By Ryan Broderick, Editor-in-Chief
Like any Hofstra student, I came into yesterday's University Town Hall meeting with my chest puffed out and ready to finally unleash all of my pent up anger and frustration with Hofstra and its miles of red tape. Right? Yesterday was finally a chance to air grievances and let those b-----ds know they don't care about us. I mean you can't put two Hofstra students in a room together without "Lackmann tastes like s--t" or "Our athletics teams always lose" or "F--k the Hofstra shuffle, I can't believe I have to walk all over the God damned Earth just to sign in for a class."
But instead of double-speak and roundabout answers, something really odd happened. Students asked questions and administrators gave incredibly reasonable answers.
In the course of an hour, all my steam was gone. There was no more Hofstra hate because for every question asked there were reasonable, well-based and matter-of-fact answers. So really, where does Hofstra's bad press come from? When I leave campus and tell people I go to Hofstra I hear, "Oh wow, Hofstra? I've heard that's a pretty good school." I can say I've never received snub for it, that's for sure. Yet, if you surveyed students here you'd feel like we were sitting naked in the dirt, eating bugs.
So as a student, I felt pretty embarrassed sitting there. Students have so many complaints and opinions and what do I find out? I find out that administrators are actually interested and thinking about helping us, and that maybe all the complaining and bellyaching is completely on us. And yes, maybe you can say I fell for administrative spin. But at Wednesday's meeting (where students were completely outnumbered by administrators) the constant answer to complaints was that no one brings it to the University's attention or attempts to get involved.
Which actually seems to make far more sense than the image you hear of, one where administrators sit atop a golden pillar counting their billions and not caring about us -- although in real life, Rabinowitz uses a golden elevator.
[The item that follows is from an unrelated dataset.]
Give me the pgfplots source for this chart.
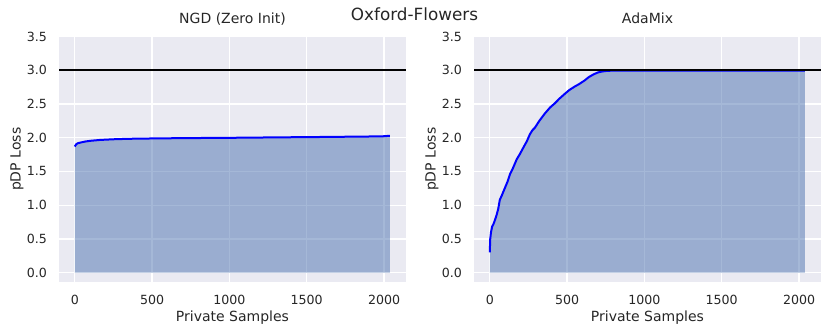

But that's probably more of an interior design choice.
Maybe it's the culture of Long Island. I'm from Massachusetts and one of the first things I noticed was that Long Island culture is a complaint-based social system. Person A complains to Person B about Problem C and slowly a friendship grows. Maybe Hofstra's soured student body is just a side effect of that.
All that I know is that the only resource I've ever found lacking from Hofstra University was a student body that gave a shit. I've never wished I could talk to my professors more, never needed more internship opportunities, never wanted a more comfortable campus and never asked for food services that were more accessible (even though I think Lackmann is in fact bland garbage). My only complaint is that when I hear about something fun and interesting at a higher level school I usually just hear, "It'll never work". Why doesn't it work? Because our student body f--king blows.